The festival maintains a tradition of not officially announcing its lineup until just one day before the festival begins each year. Despite this, at least some of each year's lineup can be predicted in advance by parsing the Toronto International Film Festival's program announcements for whether a film is tagged as a world, North American or Canadian-only premiere.

Since 1995, a special medallion has also been presented annually, usually to a non-filmmaker who has had a major impact on American or international film culture. Past recipients include Milos Stehlik (founder of Facets Multi-Media), HBO, the French film magazine Positif, Ted Turner, and Janus Films.

===Silver Medallion===
The Telluride Film Festival Silver Medallion is awarded to three honorees each year.

The 1974 tributes honored Francis Ford Coppola, Gloria Swanson and Leni Riefenstahl. Other tributees have included Riz Ahmed, Pedro Almodóvar, Robert Altman, Christian Bale, Cate Blanchett, George Clooney, Toni Colette, Penélope Cruz, Marion Cotillard, Daniel Day-Lewis, Catherine Deneuve, Gérard Depardieu, Peter Dinklage, Clint Eastwood, Jodie Foster, Peter Greenaway, Sterling Hayden, Werner Herzog, Harvey Keitel, Ang Lee, David Lynch, Jack Nicholson, Mads Mikkelsen, Peter O'Toole, Sara Polley, Mickey Rooney, John Schlesinger, Jean Simmons, Meryl Streep, Tilda Swinton, Andrei Tarkovsky and Peter Weir.

==Style==
As of 2015 the program was created by founder and artistic director Tom Luddy, executive director Julie Huntsinger and one of the Telluride Film Festival guest directors, who change each year. These have included Errol Morris, Peter Bogdanovich, Bertrand Tavernier, Salman Rushdie, Don DeLillo, Peter Sellars, Stephen Sondheim, Buck Henry, and Michael Ondaatje.

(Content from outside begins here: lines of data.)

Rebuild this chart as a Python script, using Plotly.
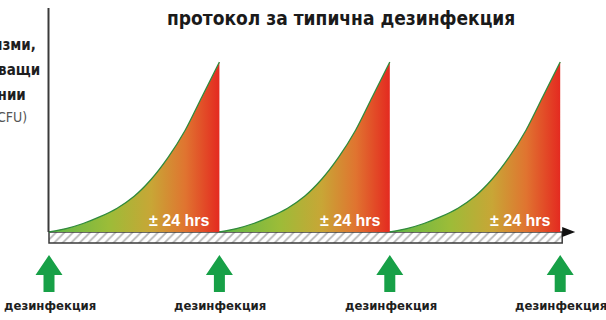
import plotly.graph_objects as go

# ---- data ----
disinfection_times = [0, 1, 2, 3]           # moments of disinfection (units of ~24 h)
growth_t = [0, 0.1, 0.2, 0.3, 0.4, 0.5, 0.6, 0.7, 0.8, 0.9, 1.0]   # time since disinfection
growth = [0, 0.02, 0.05, 0.09, 0.14, 0.21, 0.31, 0.44, 0.60, 0.80, 1.0]  # relative CFU
interval_label = "± 24 hrs"
event_label = "дезинфекция"
title_text = "протокол за типична дезинфекция"
ylabel_lines = ["микроорганизми,", "образуващи", "колонии", "(CFU)"]

# ---- geometry helpers (figure pixel <-> data) ----
W, H = 606, 320
X0PX, XUNIT = 49.0, 170.4     # pixel of t=0 and pixels per unit
Y0PX, YUNIT = 232.0, 170.0    # pixel of baseline and pixels per unit
xr = [-X0PX / XUNIT, (W - X0PX) / XUNIT]
yr = [-(H - Y0PX) / YUNIT, Y0PX / YUNIT]
def dx(px): return px / XUNIT
def dy(px): return px / YUNIT
def ypix(py): return (Y0PX - py) / YUNIT

COND = "DejaVu Sans Condensed"

fig = go.Figure()

# hatched time bar
bar_end = disinfection_times[-1] + dx(2)
bh = dy(11)
fig.add_trace(go.Scatter(
    x=[0, bar_end, bar_end, 0, 0], y=[0, 0, -bh, -bh, 0],
    mode="lines", fill="toself", fillcolor="white",
    fillpattern=dict(shape="/", fgcolor="#6a6a6a", bgcolor="white", size=6, solidity=0.3),
    line=dict(color="#3a3a3a", width=1.5), hoverinfo="skip", showlegend=False))

# growth curves
scale = [[0, "#5db648"], [0.35, "#9cbc38"], [0.6, "#c8a636"], [0.8, "#e07430"], [1, "#e42a20"]]
for s in disinfection_times[:-1]:
    fig.add_trace(go.Scatter(
        x=[s + t for t in growth_t], y=growth,
        mode="lines", line=dict(color="#2f8a3c", width=1.3, shape="spline", smoothing=0.6),
        fill="tozeroy",
        fillgradient=dict(type="horizontal", colorscale=scale, start=s, stop=s + 1),
        hoverinfo="skip", showlegend=False))
    fig.add_annotation(x=s + 1 - dx(8), y=ypix(220), xanchor="right", yanchor="middle",
                       text=f"<b>{interval_label}</b>", showarrow=False,
                       font=dict(family="Liberation Sans", size=16, color="white"))

shapes = []
# y axis line
shapes.append(dict(type="line", xref="x", yref="y", x0=dx(-0.5), x1=dx(-0.5),
                   y0=ypix(8), y1=0, line=dict(color="#3a3a3a", width=2)))
# arrowhead at end of time axis
ah = dy(5)
shapes.append(dict(type="path", xref="x", yref="y",
                   path=f"M {bar_end},{ah} L {bar_end + dx(13)},0 L {bar_end},{-ah} Z",
                   fillcolor="#111", line=dict(width=0)))
# green arrows at disinfection moments
for s in disinfection_times:
    hw, sw = dx(13.5), dx(5.5)
    yt, yb, ye = ypix(255), ypix(275), ypix(292)
    p = (f"M {s},{yt} L {s + hw},{yb} L {s + sw},{yb} L {s + sw},{ye} "
         f"L {s - sw},{ye} L {s - sw},{yb} L {s - hw},{yb} Z")
    shapes.append(dict(type="path", xref="x", yref="y", path=p,
                       fillcolor="#17a047", line=dict(width=0)))
    fig.add_annotation(x=s + dx(1), y=ypix(305), text=f"<b>{event_label}</b>", showarrow=False,
                       xanchor="center", yanchor="middle",
                       font=dict(family=COND, size=13, color="#1e1e1e"))

# title
fig.add_annotation(x=dx(341 - X0PX), y=ypix(18), text=f"<b>{title_text}</b>", showarrow=False,
                   xanchor="center", yanchor="middle",
                   font=dict(family=COND, size=19, color="#1a1a1a"))

# y label (cropped at the left edge, as in the reference)
ylab_pos = [(38, 45, 15, "#1e1e1e", True), (42, 70, 15, "#1e1e1e", True),
            (28, 95, 15, "#1e1e1e", True), (29, 117, 14, "#555", False)]
for line, (rx, cy, fs, col, bold) in zip(ylabel_lines, ylab_pos):
    fig.add_annotation(x=dx(rx - X0PX), y=ypix(cy), text=f"<b>{line}</b>" if bold else line,
                       showarrow=False, xanchor="right", yanchor="middle",
                       font=dict(family=COND, size=fs, color=col))

fig.update_layout(
    width=W, height=H, margin=dict(l=0, r=0, t=0, b=0),
    paper_bgcolor="white", plot_bgcolor="white", shapes=shapes,
    xaxis=dict(range=xr, visible=False, fixedrange=True),
    yaxis=dict(range=yr, visible=False, fixedrange=True),
    showlegend=False)

fig.write_html("out.html")
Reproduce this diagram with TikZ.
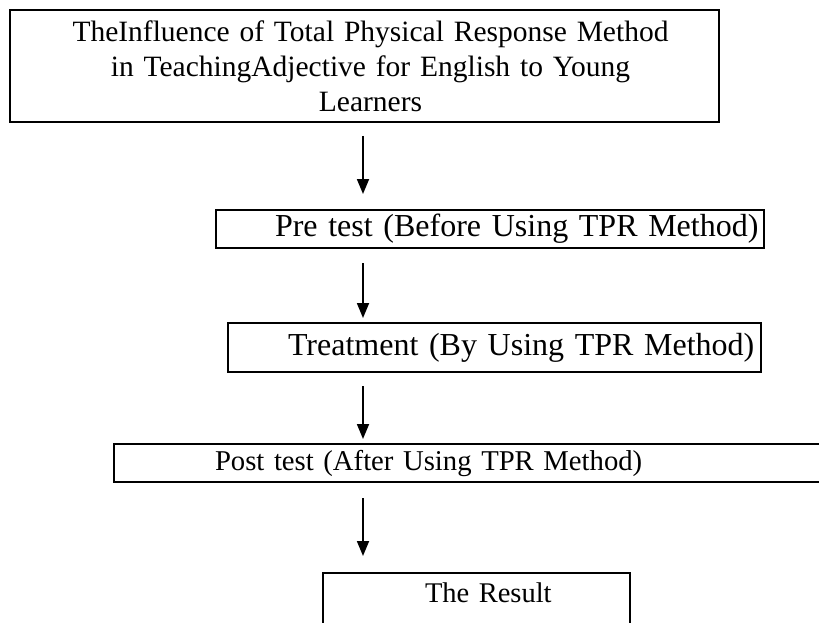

Each year, an artist is selected to produce the poster art for the festival. Those who have accepted the commission include Chuck Jones, David Salle, Doug and Mike Starn, Dottie Attie, Jim Dine, Ed Ruscha, Francesco Clemente, Dave McKean, Gary Larson and Luke Dorman of Meow Wolf. The sole requirement for the poster is that the word SHOW be featured. This is a tribute to a large illuminated sign which says "Show" and sits outside of the Sheridan Opera House, the festival venue where the Silver Medallions are awarded.

== Reception ==
Susan Sontag, in her 1974 essay Fascinating Fascism, lamented that a film about Leni Riefenstahl was "the guest of honor at a new cinéphile-controlled film festival held in the summer in Colorado".

After serving as guest director in 2001, Salman Rushdie wrote that, "It is extraordinarily exciting, in this age of the triumph of capitalism, to discover an event dedicated not to commerce but to love".

Kenneth Turan of the Los Angeles Times wrote in 2002 that "the hothouse filmocentric universe Telluride creates over a Labor Day weekend has always been more a religion than anything as ordinary as a festival, complete with messianic believers and agnostic scoffers." Jeffrey Ruoff, a film historian at Dartmouth College, noted in 2015 that "Early buzz at Telluride opens the fall season of North American award speculation that climaxes with the Oscars."

==Archive==
The Academy Film Archive houses the Telluride Film Festival Collection, which consists of conversations with iconic filmmakers, tributes, symposium and seminars dating back to 1978.